On March 1, 1944, they boarded a train for Lisbon. After their departure, many of the inmates of Vittel, including Mary's roommate, were transferred back to German-occupied Poland to their deaths at Auschwitz. In Lisbon, the Bergs boarded the ocean liner SS Gripsholm for the voyage to America. Her memoir, Warsaw Ghetto, describes her years in the ghetto and her months in Pawiak and Vittel. She arrived in the United States in March 1944, at the age of 19. Her memoir was serialized in American newspapers in 1944, making it one of the earliest accounts of the Holocaust to be written in English.

==Publishing==
In June 1944, the publishing house Dial Press declined to publish the manuscript saying that the market was flooded with books about concentration camps and Nazi persecution. The book was eventually published by L.B. Fischer in February 1945 but went out of print in the 1950s. It was republished in 2006 by Oneworld Publications as The diary of Mary Berg: growing up in the Warsaw ghetto (ISBN 1851685855/ISBN 978-1851685851), and again on April 1, 2009. A 75th Anniversary edition was published in 2018.

==Later years==
It is not known for sure what happened to the few friends and two uncles that Mary left behind who were still alive when she fled. She pledged to do everything she could to "save those who could still be saved, and to avenge those who were so bitterly humiliated in their last moments. And those who were ground into ash, I will always see them alive. I will tell everything...." Mary was active in telling the story of the Warsaw ghetto through the early 1950s, being on radio and making appearances to publicize what we now call the Holocaust. After that, she dropped out of public view. She resolutely refused to participate publicly in any Holocaust-related events, zealously guarding her privacy. She would not give permission to republish her diary though it was republished anyway because her publisher and translator, S.L. Shneiderman, held the copyright. She lived in York, Pennsylvania, for many years, where she wed William Pentin and was known as Mary Pentin. She was something of a recluse; her neighbors did not know she was Jewish let alone that she had lived through the horrors of the Warsaw ghetto. Her known relatives, descended from her sister, Anna, who married a pathologist, Leon Williams Powell Jr. and had four children, have either refused to provide or have disclaimed any new or additional information about Berg, so little is known about her years in the United States.
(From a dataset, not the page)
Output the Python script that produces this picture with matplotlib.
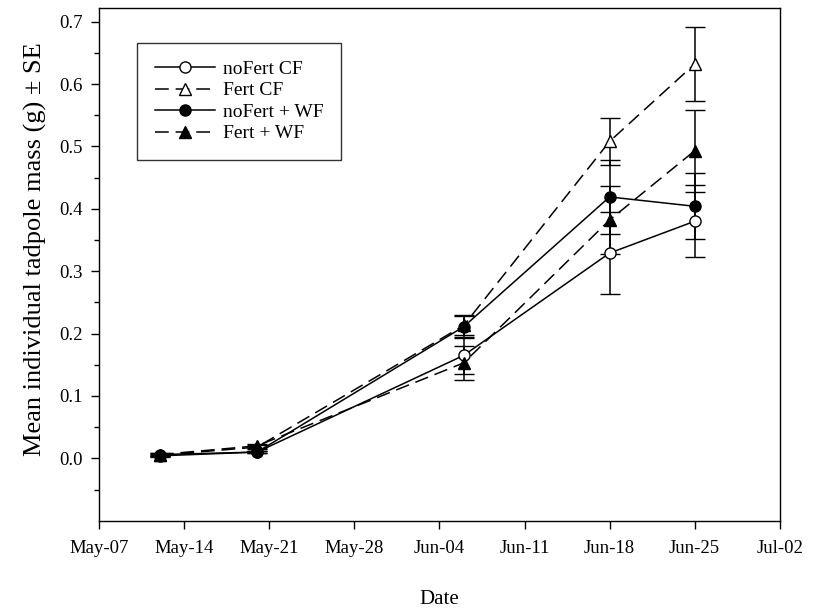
import numpy as np
import matplotlib.pyplot as plt
import matplotlib.dates as mdates
from matplotlib.lines import Line2D
from datetime import datetime, timedelta

plt.rcParams['font.family'] = ['Liberation Serif', 'DejaVu Serif']

# Sampling dates
dates = [datetime(2012, 5, 12), datetime(2012, 5, 20), datetime(2012, 6, 6),
         datetime(2012, 6, 18), datetime(2012, 6, 25)]

# Mean mass (g) and standard error for each treatment
nofert_cf = [0.004, 0.010, 0.165, 0.329, 0.380]
nofert_cf_se = [0.002, 0.002, 0.030, 0.066, 0.058]
fert_cf = [0.005, 0.018, 0.213, 0.508, 0.632]
fert_cf_se = [0.002, 0.003, 0.015, 0.038, 0.059]
nofert_wf = [0.006, 0.010, 0.211, 0.419, 0.404]
nofert_wf_se = [0.002, 0.002, 0.018, 0.059, 0.053]
fert_wf = [0.006, 0.020, 0.153, 0.382, 0.493]
fert_wf_se = [0.002, 0.003, 0.027, 0.055, 0.066]

fig = plt.figure(figsize=(8.26, 6.09), dpi=100)
ax = fig.add_axes([0.12, 0.145, 0.824, 0.842])

dash = (0, (9, 4.5))
common = dict(color='black', lw=1.1, ms=8, capsize=7, elinewidth=1.1,
              capthick=1.1, markeredgewidth=1.0)

series = [
    (nofert_cf, nofert_cf_se, 'o', 'white', '-', 'noFert CF'),
    (fert_cf, fert_cf_se, '^', 'white', dash, 'Fert CF'),
    (nofert_wf, nofert_wf_se, 'o', 'black', '-', 'noFert + WF'),
    (fert_wf, fert_wf_se, '^', 'black', dash, 'Fert + WF'),
]
handles = []
for y, se, mk, fc, ls, lab in series:
    ax.errorbar(dates, y, yerr=se, marker=mk, mfc=fc, ls=ls, **common)
    handles.append(Line2D([], [], color='black', lw=1.1, ls=ls, marker=mk,
                          mfc=fc, ms=8, mec='black', label=lab))

start = datetime(2012, 5, 7)
ax.set_xlim(start, datetime(2012, 7, 2))
ax.set_ylim(-0.1, 0.722)
ax.set_xticks([start + timedelta(days=7 * i) for i in range(9)])
ax.xaxis.set_major_formatter(mdates.DateFormatter('%b-%d'))
ax.set_yticks(np.arange(0, 0.71, 0.1))
ax.set_yticks(np.arange(-0.05, 0.71, 0.05), minor=True)
ax.yaxis.set_major_formatter(plt.FormatStrFormatter('%.1f'))

ax.tick_params(axis='both', which='major', direction='out', length=6,
               width=1, labelsize=13.5, pad=8)
ax.tick_params(axis='y', which='major', pad=6)
ax.tick_params(axis='y', which='minor', direction='out', length=3.5, width=1)
for s in ax.spines.values():
    s.set_linewidth(1.0)

ax.set_xlabel('Date', fontsize=15, labelpad=24)
ax.set_ylabel('Mean individual tadpole mass (g) ± SE', fontsize=19)
ax.yaxis.set_label_coords(-0.077, 0.53)

leg = ax.legend(handles=handles, loc='upper left',
                bbox_to_anchor=(0.056, 0.932), borderaxespad=0, fontsize=14,
                frameon=True, fancybox=False, edgecolor='black',
                handlelength=3.1, borderpad=0.9, labelspacing=0.2,
                handletextpad=0.4)
leg.get_frame().set_linewidth(1.0)

fig.savefig('out.png', dpi=100)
Mary Berg Pentin died in York, Pennsylvania, in April 2013, aged 88.
Her identity was discovered after her death when a part time antiques dealer bought her scrapbook at an estate sale because he was interested in her photos of aircraft. Later, at the request of one of Mary's nephews, he donated the material to the U.S. Holocaust Memorial Museum where it is now available online.
Her diary was adapted into a play titled A Bouquet of Alpine Violets by Jan Krzyzanowski.